# 2.4: Summary

- Page ID
- 3529

Let's review what we've learned about diffusion and Darcy's law so far.

##### The Diffusion Equation

Diffusion is how a substance moves from a region of high concentration to a region of low concentration. It can be described using the diffusion equation

\[\frac{dT}{dt}=\kappa\frac{d^2T}{dz^2}\]

To solve this PDE so that we can apply it to real problems in geology, we take several steps.

1. We first determine What is the initial condition for the variable we are given?

2. What are the boundary conditions for the variable?

3. What is η in the error function equation?

4. Use the initial conditions and boundary conditions to determine the constants of integration in the general solution

##### Geological Applications of the Diffusion Equation and Darcy's Law

We applied these PDE solving skills to several problems, the Cooling of a Lithospheric Plate, Fault Scarp Erosion, and Diffusion of a Chemical Species.

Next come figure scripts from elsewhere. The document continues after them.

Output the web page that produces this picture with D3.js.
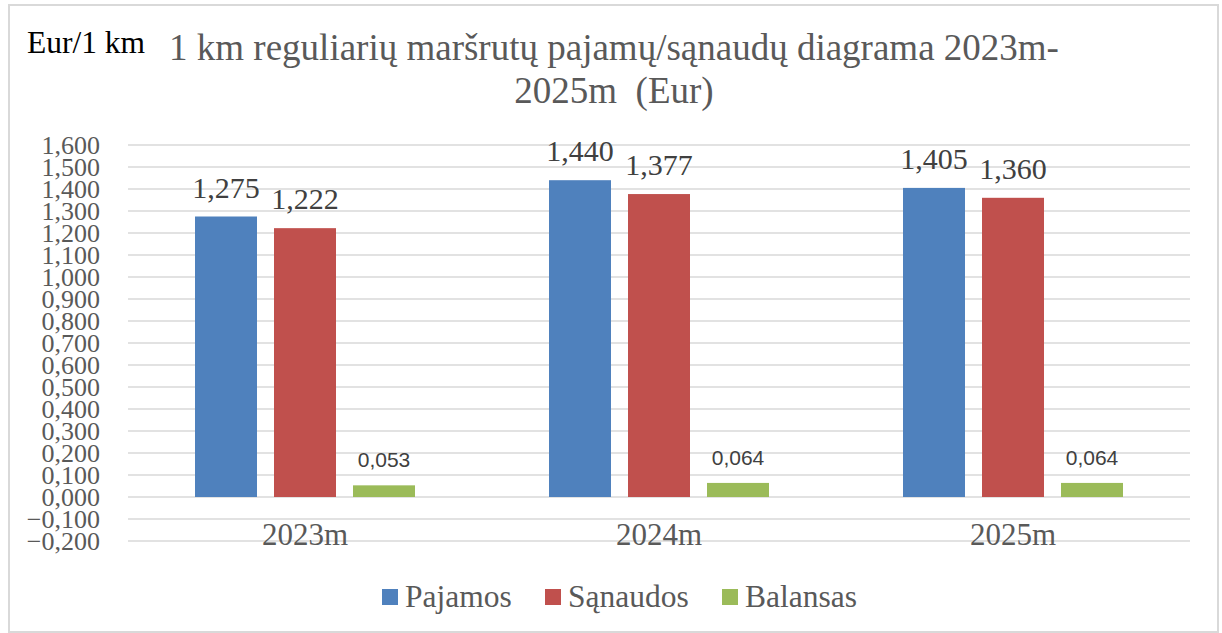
<!DOCTYPE html>
<html>
<head>
<meta charset="utf-8">
<script src="https://cdn.jsdelivr.net/npm/d3@7/dist/d3.min.js"></script>
<style>
  body { margin: 0; background: #fff; }
  svg { display: block; }
</style>
</head>
<body>
<svg id="chart" width="1222" height="633"></svg>
<script>
// data
var categories = ['2023m', '2024m', '2025m'];
var series = ['Pajamos', 'Sąnaudos', 'Balansas'];
var pajamos = [1.275, 1.440, 1.405];
var sanaudos = [1.222, 1.377, 1.360];
var balansas = [0.053, 0.064, 0.064];
var yTicks = [-0.2, -0.1, 0, 0.1, 0.2, 0.3, 0.4, 0.5, 0.6, 0.7, 0.8, 0.9, 1.0, 1.1, 1.2, 1.3, 1.4, 1.5, 1.6];
var colors = ['#4f81bd', '#c0504d', '#9bbb59'];

var values = [pajamos, sanaudos, balansas];
var fmt = function(v) { return d3.format('.3f')(v).replace('.', ','); };
var SERIF = '"Liberation Serif", "DejaVu Serif", serif';
var SANS = '"Liberation Sans", Arial, sans-serif';

var svg = d3.select('#chart');

// outer frame
svg.append('rect').attr('x', 9).attr('y', 5).attr('width', 1209).attr('height', 627)
  .style('fill', 'none').style('stroke', '#d9d9d9').style('stroke-width', 2);

var left = 128, right = 1190;
var y = d3.scaleLinear().domain([-0.2, 1.6]).range([541, 145]);
var x0 = d3.scaleBand().domain(categories).range([left, right]);
var groupW = 220;
var x1 = d3.scaleBand().domain(series)
  .range([(x0.bandwidth() - groupW) / 2, (x0.bandwidth() + groupW) / 2])
  .paddingInner(17 / 79);

// gridlines
svg.append('g').selectAll('line').data(yTicks).enter().append('line')
  .attr('x1', left).attr('x2', right)
  .attr('y1', function(d) { return y(d); }).attr('y2', function(d) { return y(d); })
  .style('stroke', '#d9d9d9').style('stroke-width', 1.5);

// y tick labels (crowded like the original)
svg.append('g').selectAll('text').data(yTicks).enter().append('text')
  .attr('x', 100).attr('y', function(d) { return y(d) + 9; })
  .attr('text-anchor', 'end')
  .style('font-family', SERIF)
  .style('font-size', '26px').style('fill', '#595959')
  .text(function(d) { return fmt(d); });

// bars
var groups = svg.append('g').selectAll('g').data(categories).enter().append('g')
  .attr('transform', function(c) { return 'translate(' + x0(c) + ',0)'; });

groups.each(function(c, ci) {
  var g = d3.select(this);
  series.forEach(function(s, si) {
    var v = values[si][ci];
    g.append('rect')
      .attr('x', x1(s)).attr('width', x1.bandwidth())
      .attr('y', y(v)).attr('height', y(0) - y(v))
      .style('fill', colors[si]);
    var lbl = g.append('text')
      .attr('x', x1(s) + x1.bandwidth() / 2)
      .attr('text-anchor', 'middle')
      .style('fill', '#404040')
      .text(fmt(v));
    if (si < 2) {
      lbl.attr('y', y(v) - 19).style('font-size', '30px').style('font-family', SERIF);
    } else {
      lbl.attr('y', y(v) - 18).style('font-size', '21px').style('font-family', SANS);
    }
  });
});

// category labels
svg.append('g').selectAll('text').data(categories).enter().append('text')
  .attr('x', function(c) { return x0(c) + x0.bandwidth() / 2; })
  .attr('y', 545)
  .attr('text-anchor', 'middle')
  .style('font-family', SERIF)
  .style('font-size', '31px').style('fill', '#595959')
  .text(function(c) { return c; });

// title
svg.append('text').attr('x', 27).attr('y', 53)
  .style('font-family', SERIF)
  .style('font-size', '31.5px').style('fill', '#000')
  .text('Eur/1 km');
var title = svg.append('text').attr('text-anchor', 'middle')
  .style('font-family', SERIF)
  .style('font-size', '37px').style('fill', '#595959');
title.append('tspan').attr('x', 614).attr('y', 60)
  .text('1 km reguliarių maršrutų pajamų/sąnaudų diagrama 2023m-');
title.append('tspan').attr('x', 614).attr('y', 103)
  .style('white-space', 'pre')
  .text('2025m  (Eur)');

// legend
var legendX = [382, 545, 722];
var leg = svg.append('g').selectAll('g').data(series).enter().append('g')
  .attr('transform', function(d, i) { return 'translate(' + legendX[i] + ',589)'; });
leg.append('rect').attr('width', 16).attr('height', 16)
  .style('fill', function(d, i) { return colors[i]; });
leg.append('text').attr('x', 23).attr('y', 18)
  .style('font-family', SERIF)
  .style('font-size', '31.5px').style('fill', '#595959')
  .text(function(d) { return d; });
</script>
</body>
</html>
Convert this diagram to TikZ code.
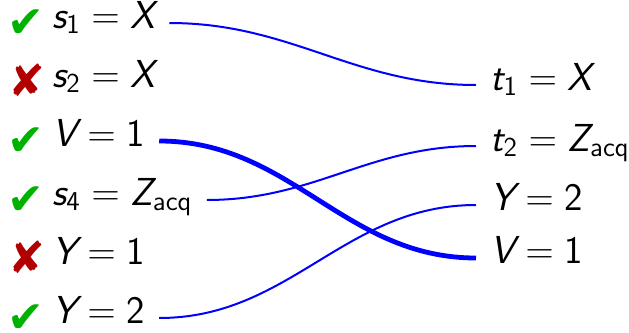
\RequirePackage{fix-cm}
\documentclass[tikz,border=0pt]{standalone}
\usepackage{amsmath}
\usepackage{fontspec}
\newfontfamily\symfont{DejaVu Sans}
\definecolor{cgreen}{rgb}{0,0.7,0}
\definecolor{cred}{rgb}{0.7,0,0}
\newcommand{\mv}[1]{\textsf{\itshape #1}}
\newcommand{\sv}[1]{\textsf{#1}}
\newcommand{\cmk}{{\symfont\color{cgreen}✔}}
\newcommand{\xmk}{{\symfont\color{cred}✘}}
\begin{document}
\begin{tikzpicture}[x=0.5pt,y=-0.5pt,
  lbl/.style={inner xsep=7pt, inner ysep=0pt, text height=0.75em, text depth=0.25em,
    font=\fontsize{19.5}{23}\selectfont\sffamily},
  tick/.style={inner sep=0pt, anchor=base west, font=\fontsize{22}{26}\selectfont},
  conn/.style={draw=blue, line width=1pt},
  thickconn/.style={conn, line width=2.4pt}]
\useasboundingbox (0,0) rectangle (629,333);
% left column
\node[lbl, anchor=west] (s1) at (38,23)  {$\mv{s}_{\sv{1}} = \mv{X}$};
\node[lbl, anchor=west] (s2) at (38,82)  {$\mv{s}_{\sv{2}} = \mv{X}$};
\node[lbl, anchor=west] (v1) at (38,141) {$\mv{V} = \sv{1}$};
\node[lbl, anchor=west] (s4) at (38,200) {$\mv{s}_{\sv{4}} = \mv{Z}_{\sv{acq}}$};
\node[lbl, anchor=west] (y1) at (38,259) {$\mv{Y} = \sv{1}$};
\node[lbl, anchor=west] (y2) at (38,318) {$\mv{Y} = \sv{2}$};
% marks
\node[tick] (m1) at (7,37)  {\cmk};
\node[tick] (m2) at (8,96)  {\xmk};
\node[tick] (m3) at (7,155) {\cmk};
\node[tick] (m4) at (7,214) {\cmk};
\node[tick] (m5) at (8,273) {\xmk};
\node[tick] (m6) at (7,332) {\cmk};
% right column
\node[lbl, anchor=west] (t1)  at (476,85)  {$\mv{t}_{\sv{1}} = \mv{X}$};
\node[lbl, anchor=west] (t2)  at (476,146) {$\mv{t}_{\sv{2}} = \mv{Z}_{\sv{acq}}$};
\node[lbl, anchor=west] (y2r) at (476,205) {$\mv{Y} = \sv{2}$};
\node[lbl, anchor=west] (v1r) at (476,258) {$\mv{V} = \sv{1}$};
% connectors
\draw[conn] (s1.east) to[out=0,in=180] (t1.west);
\draw[thickconn] (v1.east) to[out=0,in=180] (v1r.west);
\draw[conn] (s4.east) to[out=0,in=180] (t2.west);
\draw[conn] (y2.east) to[out=0,in=180] (y2r.west);
\end{tikzpicture}
\end{document}
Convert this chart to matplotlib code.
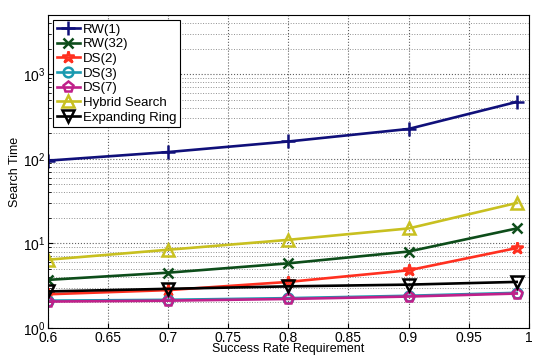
import numpy as np
import matplotlib
matplotlib.use("Agg")
import matplotlib.pyplot as plt

plt.rcParams['font.family'] = ['Liberation Sans', 'DejaVu Sans']

x = [0.6, 0.7, 0.8, 0.9, 0.99]
rw1 = [95, 120, 160, 225, 470]
rw32 = [3.7, 4.5, 5.8, 8.0, 15.0]
ds2 = [2.5, 2.8, 3.5, 4.8, 8.8]
ds3 = [2.1, 2.15, 2.25, 2.4, 2.6]
ds7 = [2.05, 2.1, 2.2, 2.35, 2.55]
hybrid = [6.4, 8.4, 11.0, 15.0, 30.0]
ering = [2.7, 2.9, 3.1, 3.25, 3.5]

series = [
    ("RW(1)", rw1, '#10107a', '+', 10),
    ("RW(32)", rw32, '#0d4d1a', 'x', 7),
    ("DS(2)", ds2, '#ff3020', '*', 9),
    ("DS(3)", ds3, '#1a9ab0', 'o', 7),
    ("DS(7)", ds7, '#c0208a', 'p', 8),
    ("Hybrid Search", hybrid, '#c8c020', '^', 8),
    ("Expanding Ring", ering, '#000000', 'v', 8),
]

fig = plt.figure(figsize=(5.33, 3.58), dpi=100)
ax = fig.add_axes([0.09, 0.084, 0.902, 0.874])

for name, vals, col, mk, ms in series:
    ax.plot(x, vals, color=col, marker=mk, markersize=ms, linewidth=1.9,
            markerfacecolor='none', markeredgewidth=1.8, label=name)

ax.set_yscale('log')
ax.set_ylim(1, 5000)
ax.set_xlim(0.6, 1.0)
ax.set_xticks([0.6, 0.65, 0.7, 0.75, 0.8, 0.85, 0.9, 0.95, 1.0])
ax.set_xticklabels(['0.6', '0.65', '0.7', '0.75', '0.8', '0.85', '0.9', '0.95', '1'])
ax.set_yticks([1, 10, 100, 1000])
ax.grid(True, which='major', linestyle=':', color='#606060', linewidth=0.8)
ax.grid(True, which='minor', axis='y', linestyle=':', color='#909090', linewidth=0.7)
ax.tick_params(direction='in', which='both', labelsize=10, pad=2)
ax.tick_params(which='minor', length=2)

ax.set_xlabel("Success Rate Requirement", fontsize=9, labelpad=-1)
ax.set_ylabel("Search Time", fontsize=9, labelpad=1)

leg = ax.legend(loc='upper left', fontsize=9.5, handlelength=1.8, handletextpad=0.2,
                labelspacing=0.18, borderpad=0.25, fancybox=False, framealpha=1,
                edgecolor='black', borderaxespad=0.4)
leg.get_frame().set_linewidth(0.8)

fig.savefig("out.png", dpi=100)
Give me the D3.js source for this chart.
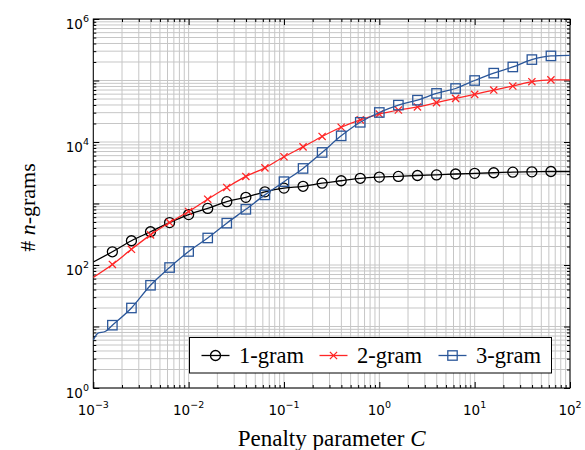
<!DOCTYPE html>
<html><head><meta charset="utf-8">
<script src="https://cdn.jsdelivr.net/npm/d3@7"></script>
<style>body{margin:0;background:#fff}</style>
</head><body>
<svg id="chart" width="585" height="450"></svg>
<script>
// ---- data ----
const C = [0.001, 0.001585, 0.002512, 0.003981, 0.00631, 0.01, 0.01585, 0.02512, 0.03981, 0.0631,
           0.1, 0.1585, 0.2512, 0.3981, 0.631, 1, 1.585, 2.512, 3.981, 6.31,
           10, 15.85, 25.12, 39.81, 63.1, 100];
const unigram = [112, 164, 248, 347, 490, 661, 832, 1072, 1259, 1549,
                 1778, 1905, 2138, 2344, 2570, 2690, 2754, 2851, 2917, 3020,
                 3090, 3162, 3236, 3273, 3311, 3311];
const bigram = [63, 102, 180, 309, 490, 741, 1175, 1820, 2754, 3802,
                5754, 8318, 12300, 17380, 22900, 28500, 33100, 37150, 43600, 51300,
                59600, 70000, 81300, 95500, 102300, 102300];
const trigram = [6.0, 10.5, 20, 46.8, 91, 166, 275, 479, 804, 1380,
                 2265, 3715, 6760, 12590, 20900, 30200, 39800, 47900, 61700, 74100,
                 100000, 131800, 166000, 218800, 251200, 257000];
const trigramEarlyC = [0.00112, 0.00133];
const trigramEarly = [7.8, 8.3];
const seriesNames = ["1-gram", "2-gram", "3-gram"];
const seriesColors = ["#000000", "#ff2626", "#2b579a"];
const xTickExps = [-3, -2, -1, 0, 1, 2];
const yTickExps = [0, 2, 4, 6];

// ---- layout ----
const svg = d3.select("#chart");
const L = 93.3, R = 570, T = 19, B = 388;
const x = d3.scaleLog().domain([1e-3, 1e2]).range([L, R]);
const y = d3.scaleLog().domain([1e0, 1e6]).range([B, T]);

// grid values
const xAll = [], yAll = [];
for (let e = -3; e < 2; e++) for (let m = 1; m <= 9; m++) xAll.push(m * Math.pow(10, e));
xAll.push(100);
for (let e = 0; e < 6; e++) for (let m = 1; m <= 9; m++) yAll.push(m * Math.pow(10, e));
yAll.push(1e6);
const isMajor = v => Math.abs(Math.log10(v) - Math.round(Math.log10(v))) < 1e-9;

const grid = svg.append("g").attr("stroke", "#c6c6c6").attr("stroke-width", 1);
grid.selectAll("line.v").data(xAll).join("line")
  .attr("x1", d => x(d)).attr("x2", d => x(d)).attr("y1", T).attr("y2", B);
grid.selectAll("line.h").data(yAll).join("line")
  .attr("y1", d => y(d)).attr("y2", d => y(d)).attr("x1", L).attr("x2", R);

// axes ticks (inward, all four sides)
function ticks(axisFn, scale, vals, transform) {
  const gMaj = svg.append("g").attr("transform", transform)
    .call(axisFn(scale).tickValues(vals.filter(isMajor)).tickSize(-6).tickFormat(""));
  const gMin = svg.append("g").attr("transform", transform)
    .call(axisFn(scale).tickValues(vals.filter(v => !isMajor(v))).tickSize(-3).tickFormat(""));
  [gMaj, gMin].forEach(g => { g.select(".domain").remove(); g.selectAll("line").attr("stroke", "#000"); });
}
ticks(d3.axisBottom, x, xAll, `translate(0,${B})`);
ticks(d3.axisTop, x, xAll, `translate(0,${T})`);
ticks(d3.axisLeft, y, yAll, `translate(${L},0)`);
ticks(d3.axisRight, y, yAll, `translate(${R},0)`);

// frame
svg.append("rect").attr("x", L).attr("y", T).attr("width", R - L).attr("height", B - T)
  .attr("fill", "none").attr("stroke", "#000").attr("stroke-width", 1);

// tick labels
const tickFont = "DejaVu Sans, sans-serif";
xTickExps.forEach(e => {
  const t = svg.append("text").attr("x", x(Math.pow(10, e))).attr("y", 415)
    .attr("text-anchor", "middle").attr("font-family", tickFont).attr("font-size", 13.5).attr("fill", "#000");
  t.append("tspan").text("10");
  t.append("tspan").attr("dy", -7).attr("font-size", 9.5).text(String(e).replace("-", "\u2212"));
});
yTickExps.forEach(e => {
  const t = svg.append("text").attr("x", 89).attr("y", y(Math.pow(10, e)) + 10)
    .attr("text-anchor", "end").attr("font-family", tickFont).attr("font-size", 13.5).attr("fill", "#000");
  t.append("tspan").text("10");
  t.append("tspan").attr("dy", -7).attr("font-size", 9.5).text(String(e));
});

// axis titles
const serif = "Liberation Serif, Times New Roman, serif";
const xt = svg.append("text").attr("x", (L + R) / 2).attr("y", 446).attr("text-anchor", "middle")
  .attr("font-family", serif).attr("font-size", 23);
xt.append("tspan").text("Penalty parameter ");
xt.append("tspan").attr("font-style", "italic").text("C");
const yt = svg.append("text").attr("transform", `translate(35,${(T + B) / 2 + 4}) rotate(-90)`)
  .attr("text-anchor", "middle").attr("font-family", serif).attr("font-size", 22);
yt.append("tspan").text("# ");
yt.append("tspan").attr("font-style", "italic").text("n");
yt.append("tspan").text("-grams");

// series
const clip = svg.append("clipPath").attr("id", "clip").append("rect")
  .attr("x", L).attr("y", T).attr("width", R - L).attr("height", B - T);
const series = [unigram, bigram, trigram].map((vals, i) => {
  let pts = C.map((c, j) => ({ c, v: vals[j], mark: j > 0 && j < C.length - 1 }));
  if (i === 2) pts = pts.concat(trigramEarlyC.map((c, j) => ({ c, v: trigramEarly[j], mark: false })))
    .sort((a, b) => a.c - b.c);
  return { name: seriesNames[i], color: seriesColors[i], pts };
});
const line = d3.line().x(d => x(d.c)).y(d => y(d.v)).curve(d3.curveMonotoneX);
const plot = svg.append("g").attr("clip-path", "url(#clip)");

function marker(g, i, cx, cy, color) {
  if (i === 0) {
    g.append("circle").attr("cx", cx).attr("cy", cy).attr("r", 5)
      .attr("fill", "none").attr("stroke", color).attr("stroke-width", 1.3);
  } else if (i === 1) {
    const s = 3.6;
    g.append("path").attr("d", `M${cx - s},${cy - s}L${cx + s},${cy + s}M${cx - s},${cy + s}L${cx + s},${cy - s}`)
      .attr("stroke", color).attr("stroke-width", 1.3).attr("fill", "none");
  } else {
    g.append("rect").attr("x", cx - 4.7).attr("y", cy - 4.7).attr("width", 9.4).attr("height", 9.4)
      .attr("fill", "none").attr("stroke", color).attr("stroke-width", 1.3);
  }
}

series.forEach((s, i) => {
  plot.append("path").datum(s.pts).attr("d", line).attr("fill", "none")
    .attr("stroke", s.color).attr("stroke-width", 1.3);
  const mg = plot.append("g");
  s.pts.filter(p => p.mark).forEach(p => marker(mg, i, x(p.c), y(p.v), s.color));
});

// legend
const lg = svg.append("g");
lg.append("rect").attr("x", 189.5).attr("y", 337.5).attr("width", 362).attr("height", 35.5)
  .attr("fill", "#fff").attr("stroke", "#000").attr("stroke-width", 1);
const legendX = [201.5, 319.5, 438.5];
series.forEach((s, i) => {
  const lx = legendX[i], ly = 355.5;
  lg.append("line").attr("x1", lx).attr("x2", lx + 28).attr("y1", ly).attr("y2", ly)
    .attr("stroke", s.color).attr("stroke-width", 1.3);
  marker(lg, i, lx + 14, ly, s.color);
  lg.append("text").attr("x", lx + 37.5).attr("y", ly + 7.5).attr("font-family", serif)
    .attr("font-size", 22.5).attr("fill", "#000").text(s.name);
});
</script>
</body></html>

We also looked at Darcy's law and how it applies to flow in closed spaces such as pipes and groundwater. Darcy's law can be written as

\[q=-K\frac{dh}{dx}\;\;\; or\;\;\; q=\frac{-k}{\mu}\frac{dp}{dx}\]

where q is Darcy flux, \(k\) is the permeability in m^{2},^{ }K is the hydraulic conductivity, \(\mu\) is the fluid viscosity in Pa·s, and \(\frac{dh}{dx}\) is the hydraulic gradient. It describes how a fluid flows in a porous medium.

On a smaller scale, fluid flow can either be laminar or turbulent. This depends on the fluid's Reynold's number (Re).

\[Re=\frac{\rho u_oL}{\mu}\;\;\;Reynold's\;number\]

where \(u_o\) is flow velocity and L is fluid depth.

To have Darcy flow, the Re<1-10 (laminar) or Re>1-10 (non-linear/not-laminar). An Re>1-10 may not be laminar flow, but it is not turbulent either. To have turbulent flow, the Re>2000.